◆ **Exercise prompt**:
Keep the pictures out of the copy and print all the entries below exactly.

◆ **Entries with chart source code**:
- - -

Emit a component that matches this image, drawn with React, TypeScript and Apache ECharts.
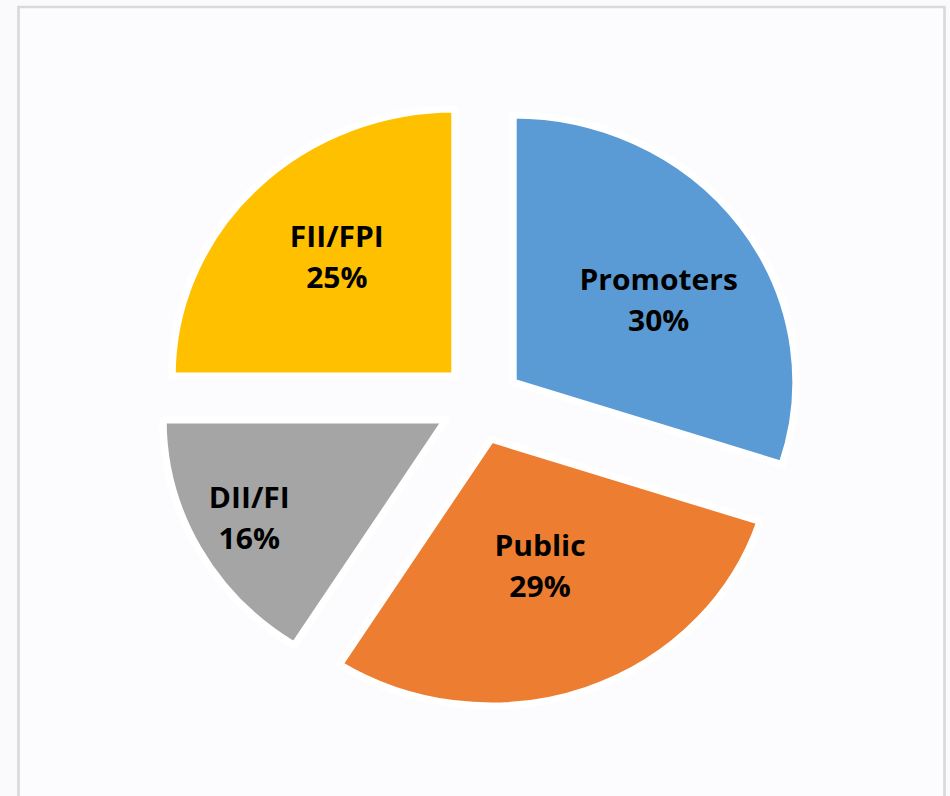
import React, { useEffect, useRef } from "react";
import * as echarts from "echarts";

const categories = ["Promoters", "Public", "DII/FI", "FII/FPI"];
const shares = [30, 29, 16, 25];
const colors = ["#5b9bd5", "#ed7d31", "#a5a5a5", "#ffc000"];

// layout: the reference pie is slightly wider than tall
const stretchX = 1.06;
const chartW = 950 / stretchX;
// exploded slice vertices (screen px, converted to chart coords) and label nudges
const vertexPx: [number, number][] = [
  [513, 382],
  [491, 439],
  [446, 420],
  [455, 376],
];
const labelShift: [number, number][] = [
  [27, -2],
  [0, -2],
  [-66, 32],
  [-15, -23],
];

export default function App() {
  const ref = useRef<HTMLDivElement>(null);
  useEffect(() => {
    document.body.style.margin = "0";
    if (!ref.current) return;
    const chart = echarts.init(ref.current, undefined, { renderer: "svg" });
    const series = categories.map((_, si) => ({
      type: "pie",
      center: [vertexPx[si][0] / stretchX, vertexPx[si][1]],
      radius: 267,
      startAngle: 90,
      clockwise: true,
      avoidLabelOverlap: false,
      silent: true,
      emphasis: { disabled: true },
      labelLine: { show: false },
      labelLayout: { dx: labelShift[si][0], dy: labelShift[si][1] },
      data: categories.map((name, i) => ({
        name,
        value: shares[i],
        itemStyle:
          i === si
            ? { color: colors[i], borderColor: "#ffffff", borderWidth: 7 }
            : { color: "rgba(0,0,0,0)", borderWidth: 0 },
        label:
          i === si
            ? {
                show: true,
                position: "inside",
                formatter: (p: any) => `${p.name}\n${p.value}%`,
                fontFamily: "Open Sans",
                fontWeight: "bold",
                fontSize: 28.3,
                lineHeight: 41,
                color: "#000000",
                align: "center",
              }
            : { show: false },
      })),
    }));
    chart.setOption({
      animation: false,
      backgroundColor: "#fafafc",
      graphic: [
        {
          type: "rect",
          z: -10,
          silent: true,
          shape: { x: 18.5 / stretchX, y: 7, width: 926 / stretchX, height: 860 },
          style: { fill: "#fcfcfe", stroke: "#d9d9d9", lineWidth: 2.5 },
        },
      ],
      series,
    } as any);
    return () => chart.dispose();
  }, []);
  return (
    <div style={{ width: 950, height: 796, overflow: "hidden", background: "#fafafc" }}>
      <div
        ref={ref}
        style={{
          width: chartW,
          height: 796,
          transform: `scaleX(${stretchX})`,
          transformOrigin: "0 0",
        }}
      />
    </div>
  );
}
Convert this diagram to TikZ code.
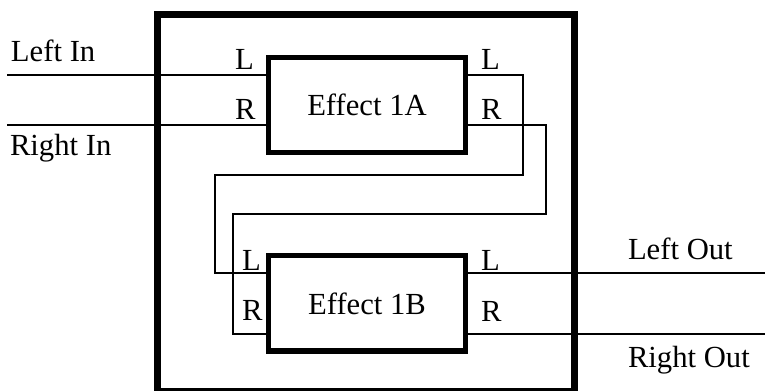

- - -

◆ **Response to the task**:
Emit a component that matches this image, drawn with React, TypeScript and Apache ECharts.
import React, { useEffect, useRef } from "react";
import * as echarts from "echarts";

const categories = ["Promoters", "Public", "DII/FI", "FII/FPI"];
const shares = [30, 29, 16, 25];
const colors = ["#5b9bd5", "#ed7d31", "#a5a5a5", "#ffc000"];

// layout: the reference pie is slightly wider than tall
const stretchX = 1.06;
const chartW = 950 / stretchX;
// exploded slice vertices (screen px, converted to chart coords) and label nudges
const vertexPx: [number, number][] = [
  [513, 382],
  [491, 439],
  [446, 420],
  [455, 376],
];
const labelShift: [number, number][] = [
  [27, -2],
  [0, -2],
  [-66, 32],
  [-15, -23],
];

export default function App() {
  const ref = useRef<HTMLDivElement>(null);
  useEffect(() => {
    document.body.style.margin = "0";
    if (!ref.current) return;
    const chart = echarts.init(ref.current, undefined, { renderer: "svg" });
    const series = categories.map((_, si) => ({
      type: "pie",
      center: [vertexPx[si][0] / stretchX, vertexPx[si][1]],
      radius: 267,
      startAngle: 90,
      clockwise: true,
      avoidLabelOverlap: false,
      silent: true,
      emphasis: { disabled: true },
      labelLine: { show: false },
      labelLayout: { dx: labelShift[si][0], dy: labelShift[si][1] },
      data: categories.map((name, i) => ({
        name,
        value: shares[i],
        itemStyle:
          i === si
            ? { color: colors[i], borderColor: "#ffffff", borderWidth: 7 }
            : { color: "rgba(0,0,0,0)", borderWidth: 0 },
        label:
          i === si
            ? {
                show: true,
                position: "inside",
                formatter: (p: any) => `${p.name}\n${p.value}%`,
                fontFamily: "Open Sans",
                fontWeight: "bold",
                fontSize: 28.3,
                lineHeight: 41,
                color: "#000000",
                align: "center",
              }
            : { show: false },
      })),
    }));
    chart.setOption({
      animation: false,
      backgroundColor: "#fafafc",
      graphic: [
        {
          type: "rect",
          z: -10,
          silent: true,
          shape: { x: 18.5 / stretchX, y: 7, width: 926 / stretchX, height: 860 },
          style: { fill: "#fcfcfe", stroke: "#d9d9d9", lineWidth: 2.5 },
        },
      ],
      series,
    } as any);
    return () => chart.dispose();
  }, []);
  return (
    <div style={{ width: 950, height: 796, overflow: "hidden", background: "#fafafc" }}>
      <div
        ref={ref}
        style={{
          width: chartW,
          height: 796,
          transform: `scaleX(${stretchX})`,
          transformOrigin: "0 0",
        }}
      />
    </div>
  );
}
Convert this diagram to TikZ code.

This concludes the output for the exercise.